また、( 1 )を育む教育を行うことも重要です。いじめ防止につながるという視点からは、発達段階に応じた法教育を通じて、「誰もが法によって守られている」、「法を守ることによって社会の安全が保たれる」という意識を高めるとともに、学校に市民社会の( 3 )を持ち込むことも必要です。その際、児童生徒のみならず、教職員も保護者も、学校に関係する地域の人々も、市民社会の( 3 )を尊重することが求められます。
児童生徒が「( 4 )を認め、人権侵害をしない人」へと育つためには、学校や学級が、人権が尊重され、安心して過ごせる場となることが必要です。こうした学校・学級の雰囲気を経験することによって、児童生徒の人権感覚や( 5 )は養われます。

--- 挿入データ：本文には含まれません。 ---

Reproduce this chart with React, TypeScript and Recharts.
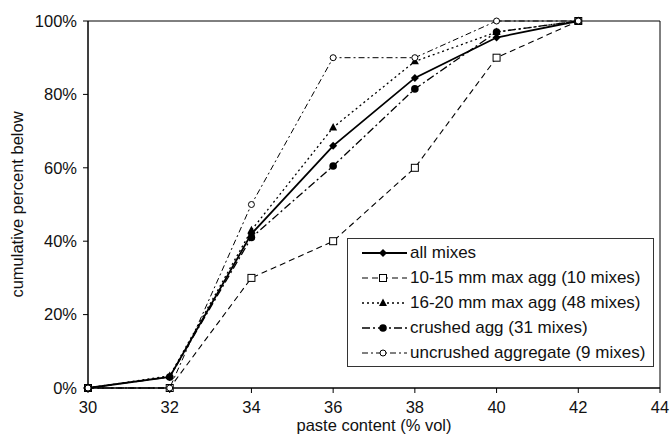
import React from 'react';
import {
  Line,
  LineChart,
  ReferenceArea,
  XAxis,
  YAxis,
} from 'recharts';

const pasteContent = [30, 32, 34, 36, 38, 40, 42];
const allMixes = [0, 3, 42, 66, 84.5, 95.5, 100];
const agg10to15 = [0, 0, 30, 40, 60, 90, 100];
const agg16to20 = [0, 3.3, 43, 71, 89, 97, 100];
const crushedAgg = [0, 3, 41, 60.5, 81.5, 97, 100];
const uncrushedAgg = [0, 0, 50, 90, 90, 100, 100];

const xTicks = [30, 32, 34, 36, 38, 40, 42, 44];
const yTicks = [0, 20, 40, 60, 80, 100];

const FONT = '"Liberation Sans", Arial, Helvetica, sans-serif';
const FS = 16.5;

type MarkerKind = 'diamond' | 'square' | 'triangle' | 'circle' | 'ring';

type SeriesDef = {
  key: string;
  name: string;
  values: number[];
  dash?: string;
  width: number;
  marker: MarkerKind;
};

const seriesDefs: SeriesDef[] = [
  { key: 'all', name: 'all mixes', values: allMixes, width: 1.8, marker: 'diamond' },
  { key: 'a1015', name: '10-15 mm max agg (10 mixes)', values: agg10to15, dash: '6 4', width: 1.1, marker: 'square' },
  { key: 'a1620', name: '16-20 mm max agg (48 mixes)', values: agg16to20, dash: '2 3', width: 1.3, marker: 'triangle' },
  { key: 'crushed', name: 'crushed agg (31 mixes)', values: crushedAgg, dash: '8 3 2 3', width: 1.3, marker: 'circle' },
  { key: 'uncrushed', name: 'uncrushed aggregate (9 mixes)', values: uncrushedAgg, dash: '6 3 2 3', width: 1, marker: 'ring' },
];

const tableData = pasteContent.map((x, i) => {
  const row: Record<string, number> = { x };
  seriesDefs.forEach((s) => {
    row[s.key] = s.values[i];
  });
  return row;
});

function Marker({ kind, cx, cy }: { kind: MarkerKind; cx: number; cy: number }) {
  switch (kind) {
    case 'diamond':
      return (
        <path
          d={`M${cx},${cy - 4}L${cx + 4},${cy}L${cx},${cy + 4}L${cx - 4},${cy}Z`}
          fill='#000'
        />
      );
    case 'square':
      return (
        <rect x={cx - 3.5} y={cy - 3.5} width={7} height={7} fill='#fff' stroke='#000' strokeWidth={1} />
      );
    case 'triangle':
      return (
        <path d={`M${cx},${cy - 4.5}L${cx + 4},${cy + 3}L${cx - 4},${cy + 3}Z`} fill='#000' />
      );
    case 'circle':
      return <circle cx={cx} cy={cy} r={3.8} fill='#000' />;
    default:
      return <circle cx={cx} cy={cy} r={3} fill='#fff' stroke='#000' strokeWidth={1} />;
  }
}

const makeDot = (kind: MarkerKind) => (props: any) => {
  const { cx, cy, index } = props;
  if (cx == null || cy == null) return <g key={index} />;
  return (
    <g key={index}>
      <Marker kind={kind} cx={cx} cy={cy} />
    </g>
  );
};

// legend is drawn as a plain box over the plot, like the original figure
function LegendBox() {
  return (
    <div
      style={{
        position: 'absolute',
        left: 347,
        top: 238,
        width: 307,
        height: 129,
        border: '1px solid #333',
        background: '#fff',
        boxSizing: 'border-box',
        paddingTop: 1,
        fontFamily: FONT,
        fontSize: 17,
        color: '#111',
      }}
    >
      {seriesDefs.map((s) => (
        <div key={s.key} style={{ display: 'flex', alignItems: 'center', height: 25 }}>
          <svg width={62} height={14} style={{ flex: 'none' }}>
            <line
              x1={14}
              y1={7}
              x2={59}
              y2={7}
              stroke='#000'
              strokeWidth={s.width}
              strokeDasharray={s.dash}
            />
            <Marker kind={s.marker} cx={35} cy={7} />
          </svg>
          <span style={{ whiteSpace: 'nowrap' }}>{s.name}</span>
        </div>
      ))}
    </div>
  );
}

export default function App() {
  return (
    <div style={{ position: 'absolute', left: 0, top: 0, width: 671, height: 439, background: '#fff' }}>
      <LineChart
        width={671}
        height={439}
        data={tableData}
        margin={{ top: 21, right: 11, bottom: 0, left: 0 }}
      >
        <XAxis
          dataKey='x'
          type='number'
          domain={[30, 44]}
          ticks={xTicks}
          interval={0}
          height={51}
          tickSize={5}
          tickMargin={8}
          stroke='#000'
          tick={{ fill: '#111', fontSize: FS, fontFamily: FONT }}
          label={{
            value: 'paste content (% vol)',
            position: 'insideBottom',
            offset: 8,
            style: { fill: '#111', fontSize: FS, fontFamily: FONT },
          }}
        />
        <YAxis
          type='number'
          domain={[0, 100]}
          ticks={yTicks}
          interval={0}
          width={88}
          tickSize={5}
          tickMargin={6}
          stroke='#000'
          tickFormatter={(v: number) => `${v}%`}
          tick={{ fill: '#111', fontSize: FS, fontFamily: FONT }}
          label={{
            value: 'cumulative percent below',
            angle: -90,
            position: 'insideLeft',
            offset: 17,
            style: { fill: '#111', fontSize: FS, fontFamily: FONT, textAnchor: 'middle' },
          }}
        />
        <ReferenceArea x1={30} x2={44} y1={0} y2={100} fill='none' stroke='#000' strokeWidth={1} />
        {seriesDefs.map((s) => (
          <Line
            key={s.key}
            dataKey={s.key}
            name={s.name}
            type='linear'
            stroke='#000'
            strokeWidth={s.width}
            strokeDasharray={s.dash}
            dot={makeDot(s.marker)}
            activeDot={false}
            isAnimationActive={false}
          />
        ))}
      </LineChart>
      <LegendBox />
    </div>
  );
}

3 次の文章は「生徒指導提要 第10章 不登校」の一部で「支援の目標」について述べられた部分である。空欄に当てはまる語句を書きなさい。
不登校児童生徒への支援の目標は、将来、児童生徒が精神的にも経済的にも自立し、豊かな人生を送れるような、( 1 )を果たすことです。そのため、不登校児童生徒への支援においては、学校に登校するという結果のみを目標とするのではなく、児童生徒が自らの( 2 )を主体的に捉え、( 1 )を目指せるように支援を行うことが求められます。

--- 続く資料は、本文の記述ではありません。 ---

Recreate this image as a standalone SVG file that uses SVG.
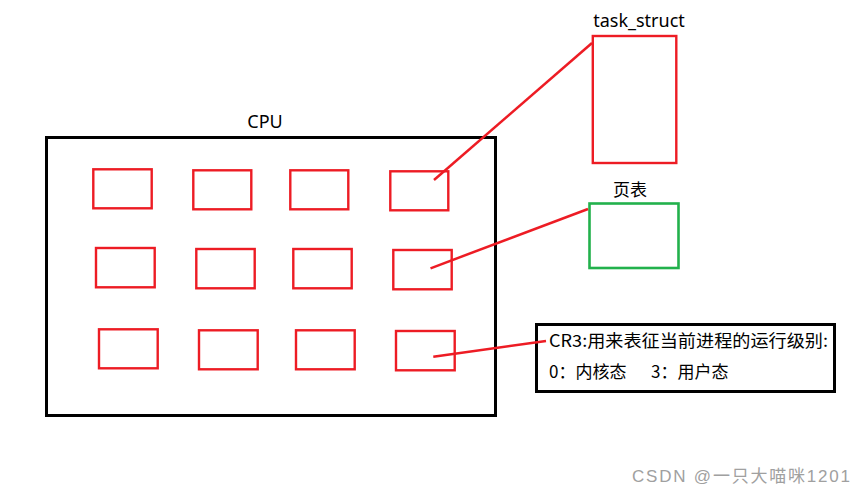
<svg xmlns="http://www.w3.org/2000/svg" width="866" height="497" viewBox="0 0 866 497">
<style>
.reg{fill:none;stroke:#ed1c24;stroke-width:2.4}
.lbl{font-family:"Noto Sans","Noto Sans CJK SC",sans-serif;font-size:18px;fill:#000}
.cn{font-family:"Noto Sans CJK SC","Noto Sans",sans-serif;font-size:17px;fill:#000}
.conn{stroke:#ed1c24;stroke-width:2.5;fill:none}
</style>
<rect width="866" height="497" fill="#fff"/>
<g id="cpu">
<rect x="46.5" y="137.5" width="449" height="278" fill="none" stroke="#000" stroke-width="3"/>
<text class="lbl" x="265" y="128" text-anchor="middle">CPU</text>
</g>
<g id="registers">
<rect class="reg" x="93.3" y="169.3" width="58.4" height="39"/>
<rect class="reg" x="193.3" y="170.3" width="58" height="39"/>
<rect class="reg" x="290.3" y="170.3" width="58" height="39"/>
<rect class="reg" x="390.3" y="171.3" width="58" height="39"/>
<rect class="reg" x="96" y="248" width="58.7" height="39.3"/>
<rect class="reg" x="196.3" y="249" width="58.4" height="39.3"/>
<rect class="reg" x="293.3" y="249" width="58.4" height="39.3"/>
<rect class="reg" x="393.3" y="250" width="58.4" height="39.3"/>
<rect class="reg" x="99" y="329.3" width="58.7" height="39"/>
<rect class="reg" x="199" y="330.3" width="58.7" height="39"/>
<rect class="reg" x="296" y="330.3" width="58.7" height="39"/>
<rect class="reg" x="396" y="331" width="58.7" height="39.3"/>
</g>
<g id="task_struct">
<rect x="592.8" y="36" width="83.5" height="127" fill="none" stroke="#ed1c24" stroke-width="2.4"/>
<text class="lbl" x="639" y="27" text-anchor="middle">task_struct</text>
</g>
<g id="page_table">
<rect x="589.5" y="203.5" width="89" height="64.5" fill="none" stroke="#22b14c" stroke-width="2.6"/>
<text class="cn" x="630" y="196" text-anchor="middle">页表</text>
</g>
<g id="cr3">
<rect x="536.5" y="324.5" width="298" height="67" fill="none" stroke="#000" stroke-width="3"/>
<text class="cn" x="549" y="347" textLength="279" lengthAdjust="spacingAndGlyphs">CR3:用来表征当前进程的运行级别:</text>
<text class="cn" x="549" y="378">0：内核态<tspan x="651">3：用户态</tspan></text>
</g>
<g id="connectors">
<line class="conn" x1="434" y1="180" x2="592" y2="43"/>
<line class="conn" x1="430.5" y1="268.3" x2="588" y2="209"/>
<line class="conn" x1="433.3" y1="356.7" x2="546" y2="341"/>
</g>
<text x="850" y="482" text-anchor="end" font-family="Liberation Sans,Noto Sans CJK SC,sans-serif" font-size="17" fill="#a0a0a0" textLength="218">CSDN @一只大喵咪1201</text>
</svg>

このことは、「児童生徒一人一人の個性の発見とよさや可能性の伸長と社会的資質・能力の発達を支えると同時に、自己の幸福追求と社会に受け入れられる( 3 )を支える」という生徒指導の目的そのものと重なるものであると言えます。
解答・解説
1.解答2 解説 2:正しくは,「いじめの相談・通報の窓口になります。複数の教職員が個別に認知した情報を収集・整理・記録して共有します。教職員が感じた些細な兆候や懸念、児童生徒からの訴えを抱え込んだり、対応不要であると個人で判断したりせずに、進んで報告・相談できるように環境を整備することが重要です。」である。